India signed a $5.4 billion deal with Russia in 2018 to buy the S-400 Triumf surface-to-air missile system and made a down payment and plans to complete the purchase by 2025. S-400 was chosen because it was most suitable to Indian requirement at that point of time. It’s a done deal and India is unlikely to pull back, irrespective of the pressure from US. During recent Indo-US Summit, S-400 was not even on the agenda, as India has nothing to discuss, having locked the deal three years back. The US apprehension in context of use of Russian systems in close integration with US systems and the associated chances of operation information or technology leaks are unfounded, because India is already operating the equipment of West and Russia simultaneously, without such complaint. Additional checks, balances and interoperability issues can easily be worked out as both countries have already signed basic foundational agreements. At this point, it’s impossible for India to run into risk of halting Russian procurement and supply chain of spares for existing inventory. The technological leakage argument is more valid for Pakistan and Afghanistan, which have been armed with enough modern hardware by USA, some of which is readily available to China for reverse engineering.  

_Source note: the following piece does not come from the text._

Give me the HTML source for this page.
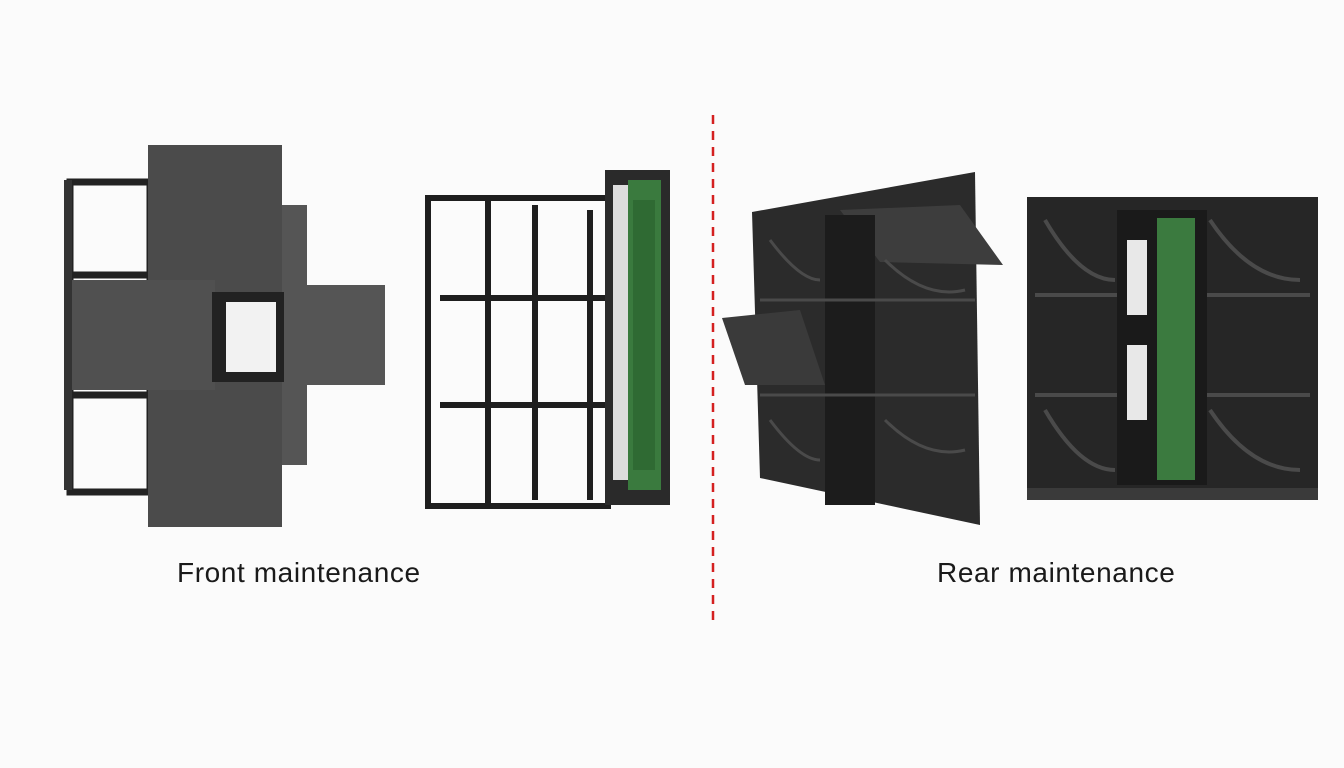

US needs to revisit CAATSA  

US needs to come out of superpower syndrome of leaving no choice with strategic partners, but to defy, to pursue its own interest through laws like CAATSA. USA could not moderate behaviour of any country under sanctions through CAATSA proving the point of Tillerson and Mattis of not achieving the intended purpose. If CAATSA can be a cause of cracks in Quad, diversion of focus from USA’s main adversary, then its better to revisit it, because some global challenges have become so enormous that they require chorus of all democracies and response of America alone may not be adequate.  The advise of John Cornyn, R-Texas, and Mark Warner, D-Va to President Joe Biden to call for a waiver on national security grounds makes lot of sense in strategic cost benefit analysis.   

(Disclaimer: The views of the writer do not represent the views of WION or ZMCL. Nor does WION or ZMCL endorse the views of the writer.)